=== INFORMATION SUPPLIED ===
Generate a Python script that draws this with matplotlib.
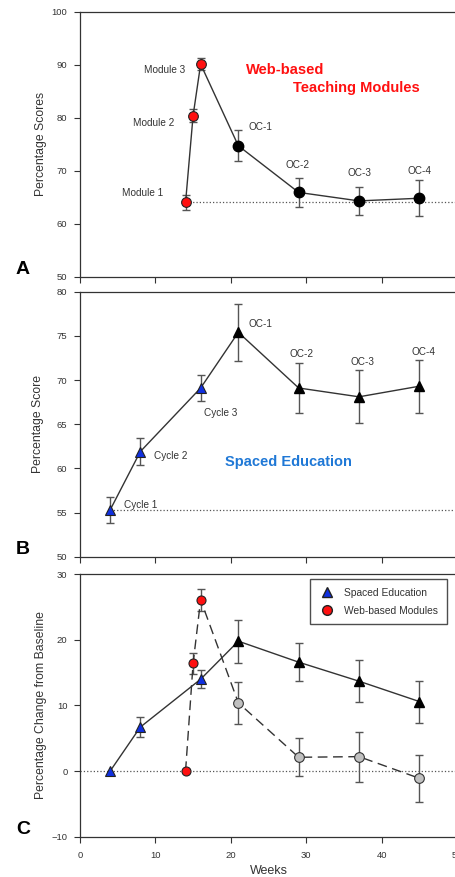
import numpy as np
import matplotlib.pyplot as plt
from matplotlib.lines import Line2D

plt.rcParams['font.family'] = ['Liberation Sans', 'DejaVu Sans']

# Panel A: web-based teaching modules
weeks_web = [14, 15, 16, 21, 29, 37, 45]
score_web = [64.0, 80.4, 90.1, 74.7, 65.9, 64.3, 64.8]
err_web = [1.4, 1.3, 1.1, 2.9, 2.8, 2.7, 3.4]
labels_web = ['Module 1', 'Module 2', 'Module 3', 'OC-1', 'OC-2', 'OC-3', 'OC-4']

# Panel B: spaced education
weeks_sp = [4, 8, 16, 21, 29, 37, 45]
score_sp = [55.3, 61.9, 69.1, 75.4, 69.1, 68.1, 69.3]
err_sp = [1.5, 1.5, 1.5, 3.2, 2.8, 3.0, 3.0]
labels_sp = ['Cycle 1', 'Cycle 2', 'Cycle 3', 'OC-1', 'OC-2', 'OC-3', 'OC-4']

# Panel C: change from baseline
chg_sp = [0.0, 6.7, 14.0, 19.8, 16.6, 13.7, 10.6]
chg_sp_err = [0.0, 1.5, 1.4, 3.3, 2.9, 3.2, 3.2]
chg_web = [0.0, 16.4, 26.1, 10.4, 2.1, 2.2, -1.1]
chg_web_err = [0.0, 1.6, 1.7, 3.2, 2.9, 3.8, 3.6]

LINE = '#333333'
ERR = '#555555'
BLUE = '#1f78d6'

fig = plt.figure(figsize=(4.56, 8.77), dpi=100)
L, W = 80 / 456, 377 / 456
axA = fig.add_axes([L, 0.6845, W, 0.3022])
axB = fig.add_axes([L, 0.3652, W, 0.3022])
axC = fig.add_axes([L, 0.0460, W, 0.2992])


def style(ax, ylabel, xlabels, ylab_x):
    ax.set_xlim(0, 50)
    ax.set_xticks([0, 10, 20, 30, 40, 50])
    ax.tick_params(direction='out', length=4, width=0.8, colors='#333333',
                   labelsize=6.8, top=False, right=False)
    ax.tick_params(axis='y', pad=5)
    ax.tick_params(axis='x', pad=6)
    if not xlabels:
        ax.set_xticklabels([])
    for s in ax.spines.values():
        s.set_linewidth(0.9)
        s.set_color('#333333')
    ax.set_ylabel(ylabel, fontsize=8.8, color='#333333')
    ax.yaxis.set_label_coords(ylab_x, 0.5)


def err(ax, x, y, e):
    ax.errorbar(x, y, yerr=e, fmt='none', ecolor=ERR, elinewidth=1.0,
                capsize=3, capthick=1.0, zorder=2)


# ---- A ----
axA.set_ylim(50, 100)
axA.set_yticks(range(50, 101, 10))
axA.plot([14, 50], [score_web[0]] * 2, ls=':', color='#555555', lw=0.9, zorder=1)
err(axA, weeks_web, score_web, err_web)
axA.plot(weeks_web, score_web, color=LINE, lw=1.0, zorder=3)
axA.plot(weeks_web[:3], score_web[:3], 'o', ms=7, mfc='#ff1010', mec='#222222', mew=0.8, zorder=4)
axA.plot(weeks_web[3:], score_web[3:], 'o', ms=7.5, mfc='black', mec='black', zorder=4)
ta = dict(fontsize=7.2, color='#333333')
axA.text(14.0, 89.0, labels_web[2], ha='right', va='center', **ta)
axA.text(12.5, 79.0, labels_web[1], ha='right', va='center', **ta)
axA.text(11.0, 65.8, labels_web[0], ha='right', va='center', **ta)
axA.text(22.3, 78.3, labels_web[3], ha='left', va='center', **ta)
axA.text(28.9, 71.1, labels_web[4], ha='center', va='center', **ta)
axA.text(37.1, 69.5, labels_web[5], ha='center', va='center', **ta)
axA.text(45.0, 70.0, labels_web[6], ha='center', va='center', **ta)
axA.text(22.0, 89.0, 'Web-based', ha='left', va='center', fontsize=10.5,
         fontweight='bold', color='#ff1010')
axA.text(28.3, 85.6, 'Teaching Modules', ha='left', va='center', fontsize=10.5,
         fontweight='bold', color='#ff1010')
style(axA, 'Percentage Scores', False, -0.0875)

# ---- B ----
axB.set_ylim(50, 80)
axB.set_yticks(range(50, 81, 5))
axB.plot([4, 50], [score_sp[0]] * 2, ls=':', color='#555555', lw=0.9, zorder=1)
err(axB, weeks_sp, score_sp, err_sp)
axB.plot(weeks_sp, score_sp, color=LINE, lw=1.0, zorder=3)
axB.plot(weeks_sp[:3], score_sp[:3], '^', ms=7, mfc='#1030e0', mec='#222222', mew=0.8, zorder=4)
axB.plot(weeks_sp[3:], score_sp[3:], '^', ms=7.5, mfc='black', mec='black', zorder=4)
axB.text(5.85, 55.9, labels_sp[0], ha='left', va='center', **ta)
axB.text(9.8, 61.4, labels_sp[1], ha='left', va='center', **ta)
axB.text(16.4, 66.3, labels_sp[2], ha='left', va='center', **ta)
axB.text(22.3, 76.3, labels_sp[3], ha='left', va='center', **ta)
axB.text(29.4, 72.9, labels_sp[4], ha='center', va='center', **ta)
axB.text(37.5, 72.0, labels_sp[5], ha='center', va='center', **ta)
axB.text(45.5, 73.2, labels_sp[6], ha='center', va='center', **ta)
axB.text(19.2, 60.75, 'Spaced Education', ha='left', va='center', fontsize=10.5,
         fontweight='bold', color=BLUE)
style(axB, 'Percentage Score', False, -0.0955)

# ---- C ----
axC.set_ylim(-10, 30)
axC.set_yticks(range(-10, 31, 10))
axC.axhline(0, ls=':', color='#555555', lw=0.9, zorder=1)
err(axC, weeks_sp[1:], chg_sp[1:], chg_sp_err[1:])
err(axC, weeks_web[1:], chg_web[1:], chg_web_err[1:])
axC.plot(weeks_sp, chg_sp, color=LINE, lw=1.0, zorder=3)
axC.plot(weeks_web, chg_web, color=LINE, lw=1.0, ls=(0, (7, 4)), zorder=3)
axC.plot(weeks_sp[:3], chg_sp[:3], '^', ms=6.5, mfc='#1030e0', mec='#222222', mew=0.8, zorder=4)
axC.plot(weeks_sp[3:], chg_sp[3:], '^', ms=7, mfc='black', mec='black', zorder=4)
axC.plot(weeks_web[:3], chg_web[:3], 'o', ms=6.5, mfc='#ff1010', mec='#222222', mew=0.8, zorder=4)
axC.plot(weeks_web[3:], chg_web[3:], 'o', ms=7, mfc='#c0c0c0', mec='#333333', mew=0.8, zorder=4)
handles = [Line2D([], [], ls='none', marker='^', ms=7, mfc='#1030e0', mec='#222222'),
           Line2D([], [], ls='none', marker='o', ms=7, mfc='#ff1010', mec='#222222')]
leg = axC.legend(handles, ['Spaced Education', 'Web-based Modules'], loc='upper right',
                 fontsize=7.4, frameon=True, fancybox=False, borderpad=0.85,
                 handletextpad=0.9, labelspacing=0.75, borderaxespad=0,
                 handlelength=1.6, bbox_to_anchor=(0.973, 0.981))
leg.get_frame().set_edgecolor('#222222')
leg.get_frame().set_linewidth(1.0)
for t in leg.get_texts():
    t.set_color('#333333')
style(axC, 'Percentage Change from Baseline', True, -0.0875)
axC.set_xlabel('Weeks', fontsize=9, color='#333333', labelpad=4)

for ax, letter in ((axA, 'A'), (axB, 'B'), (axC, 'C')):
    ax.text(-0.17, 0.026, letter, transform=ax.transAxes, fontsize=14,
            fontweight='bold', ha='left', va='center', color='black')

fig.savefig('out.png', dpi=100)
===
● SET PROBLEM: Copy the listing over exactly, skipping the pictures it holds.

● CORRECT OUTPUT:
Generate a Python script that draws this with matplotlib.
import numpy as np
import matplotlib.pyplot as plt
from matplotlib.lines import Line2D

plt.rcParams['font.family'] = ['Liberation Sans', 'DejaVu Sans']

# Panel A: web-based teaching modules
weeks_web = [14, 15, 16, 21, 29, 37, 45]
score_web = [64.0, 80.4, 90.1, 74.7, 65.9, 64.3, 64.8]
err_web = [1.4, 1.3, 1.1, 2.9, 2.8, 2.7, 3.4]
labels_web = ['Module 1', 'Module 2', 'Module 3', 'OC-1', 'OC-2', 'OC-3', 'OC-4']

# Panel B: spaced education
weeks_sp = [4, 8, 16, 21, 29, 37, 45]
score_sp = [55.3, 61.9, 69.1, 75.4, 69.1, 68.1, 69.3]
err_sp = [1.5, 1.5, 1.5, 3.2, 2.8, 3.0, 3.0]
labels_sp = ['Cycle 1', 'Cycle 2', 'Cycle 3', 'OC-1', 'OC-2', 'OC-3', 'OC-4']

# Panel C: change from baseline
chg_sp = [0.0, 6.7, 14.0, 19.8, 16.6, 13.7, 10.6]
chg_sp_err = [0.0, 1.5, 1.4, 3.3, 2.9, 3.2, 3.2]
chg_web = [0.0, 16.4, 26.1, 10.4, 2.1, 2.2, -1.1]
chg_web_err = [0.0, 1.6, 1.7, 3.2, 2.9, 3.8, 3.6]

LINE = '#333333'
ERR = '#555555'
BLUE = '#1f78d6'

fig = plt.figure(figsize=(4.56, 8.77), dpi=100)
L, W = 80 / 456, 377 / 456
axA = fig.add_axes([L, 0.6845, W, 0.3022])
axB = fig.add_axes([L, 0.3652, W, 0.3022])
axC = fig.add_axes([L, 0.0460, W, 0.2992])


def style(ax, ylabel, xlabels, ylab_x):
    ax.set_xlim(0, 50)
    ax.set_xticks([0, 10, 20, 30, 40, 50])
    ax.tick_params(direction='out', length=4, width=0.8, colors='#333333',
                   labelsize=6.8, top=False, right=False)
    ax.tick_params(axis='y', pad=5)
    ax.tick_params(axis='x', pad=6)
    if not xlabels:
        ax.set_xticklabels([])
    for s in ax.spines.values():
        s.set_linewidth(0.9)
        s.set_color('#333333')
    ax.set_ylabel(ylabel, fontsize=8.8, color='#333333')
    ax.yaxis.set_label_coords(ylab_x, 0.5)


def err(ax, x, y, e):
    ax.errorbar(x, y, yerr=e, fmt='none', ecolor=ERR, elinewidth=1.0,
                capsize=3, capthick=1.0, zorder=2)


# ---- A ----
axA.set_ylim(50, 100)
axA.set_yticks(range(50, 101, 10))
axA.plot([14, 50], [score_web[0]] * 2, ls=':', color='#555555', lw=0.9, zorder=1)
err(axA, weeks_web, score_web, err_web)
axA.plot(weeks_web, score_web, color=LINE, lw=1.0, zorder=3)
axA.plot(weeks_web[:3], score_web[:3], 'o', ms=7, mfc='#ff1010', mec='#222222', mew=0.8, zorder=4)
axA.plot(weeks_web[3:], score_web[3:], 'o', ms=7.5, mfc='black', mec='black', zorder=4)
ta = dict(fontsize=7.2, color='#333333')
axA.text(14.0, 89.0, labels_web[2], ha='right', va='center', **ta)
axA.text(12.5, 79.0, labels_web[1], ha='right', va='center', **ta)
axA.text(11.0, 65.8, labels_web[0], ha='right', va='center', **ta)
axA.text(22.3, 78.3, labels_web[3], ha='left', va='center', **ta)
axA.text(28.9, 71.1, labels_web[4], ha='center', va='center', **ta)
axA.text(37.1, 69.5, labels_web[5], ha='center', va='center', **ta)
axA.text(45.0, 70.0, labels_web[6], ha='center', va='center', **ta)
axA.text(22.0, 89.0, 'Web-based', ha='left', va='center', fontsize=10.5,
         fontweight='bold', color='#ff1010')
axA.text(28.3, 85.6, 'Teaching Modules', ha='left', va='center', fontsize=10.5,
         fontweight='bold', color='#ff1010')
style(axA, 'Percentage Scores', False, -0.0875)

# ---- B ----
axB.set_ylim(50, 80)
axB.set_yticks(range(50, 81, 5))
axB.plot([4, 50], [score_sp[0]] * 2, ls=':', color='#555555', lw=0.9, zorder=1)
err(axB, weeks_sp, score_sp, err_sp)
axB.plot(weeks_sp, score_sp, color=LINE, lw=1.0, zorder=3)
axB.plot(weeks_sp[:3], score_sp[:3], '^', ms=7, mfc='#1030e0', mec='#222222', mew=0.8, zorder=4)
axB.plot(weeks_sp[3:], score_sp[3:], '^', ms=7.5, mfc='black', mec='black', zorder=4)
axB.text(5.85, 55.9, labels_sp[0], ha='left', va='center', **ta)
axB.text(9.8, 61.4, labels_sp[1], ha='left', va='center', **ta)
axB.text(16.4, 66.3, labels_sp[2], ha='left', va='center', **ta)
axB.text(22.3, 76.3, labels_sp[3], ha='left', va='center', **ta)
axB.text(29.4, 72.9, labels_sp[4], ha='center', va='center', **ta)
axB.text(37.5, 72.0, labels_sp[5], ha='center', va='center', **ta)
axB.text(45.5, 73.2, labels_sp[6], ha='center', va='center', **ta)
axB.text(19.2, 60.75, 'Spaced Education', ha='left', va='center', fontsize=10.5,
         fontweight='bold', color=BLUE)
style(axB, 'Percentage Score', False, -0.0955)

# ---- C ----
axC.set_ylim(-10, 30)
axC.set_yticks(range(-10, 31, 10))
axC.axhline(0, ls=':', color='#555555', lw=0.9, zorder=1)
err(axC, weeks_sp[1:], chg_sp[1:], chg_sp_err[1:])
err(axC, weeks_web[1:], chg_web[1:], chg_web_err[1:])
axC.plot(weeks_sp, chg_sp, color=LINE, lw=1.0, zorder=3)
axC.plot(weeks_web, chg_web, color=LINE, lw=1.0, ls=(0, (7, 4)), zorder=3)
axC.plot(weeks_sp[:3], chg_sp[:3], '^', ms=6.5, mfc='#1030e0', mec='#222222', mew=0.8, zorder=4)
axC.plot(weeks_sp[3:], chg_sp[3:], '^', ms=7, mfc='black', mec='black', zorder=4)
axC.plot(weeks_web[:3], chg_web[:3], 'o', ms=6.5, mfc='#ff1010', mec='#222222', mew=0.8, zorder=4)
axC.plot(weeks_web[3:], chg_web[3:], 'o', ms=7, mfc='#c0c0c0', mec='#333333', mew=0.8, zorder=4)
handles = [Line2D([], [], ls='none', marker='^', ms=7, mfc='#1030e0', mec='#222222'),
           Line2D([], [], ls='none', marker='o', ms=7, mfc='#ff1010', mec='#222222')]
leg = axC.legend(handles, ['Spaced Education', 'Web-based Modules'], loc='upper right',
                 fontsize=7.4, frameon=True, fancybox=False, borderpad=0.85,
                 handletextpad=0.9, labelspacing=0.75, borderaxespad=0,
                 handlelength=1.6, bbox_to_anchor=(0.973, 0.981))
leg.get_frame().set_edgecolor('#222222')
leg.get_frame().set_linewidth(1.0)
for t in leg.get_texts():
    t.set_color('#333333')
style(axC, 'Percentage Change from Baseline', True, -0.0875)
axC.set_xlabel('Weeks', fontsize=9, color='#333333', labelpad=4)

for ax, letter in ((axA, 'A'), (axB, 'B'), (axC, 'C')):
    ax.text(-0.17, 0.026, letter, transform=ax.transAxes, fontsize=14,
            fontweight='bold', ha='left', va='center', color='black')

fig.savefig('out.png', dpi=100)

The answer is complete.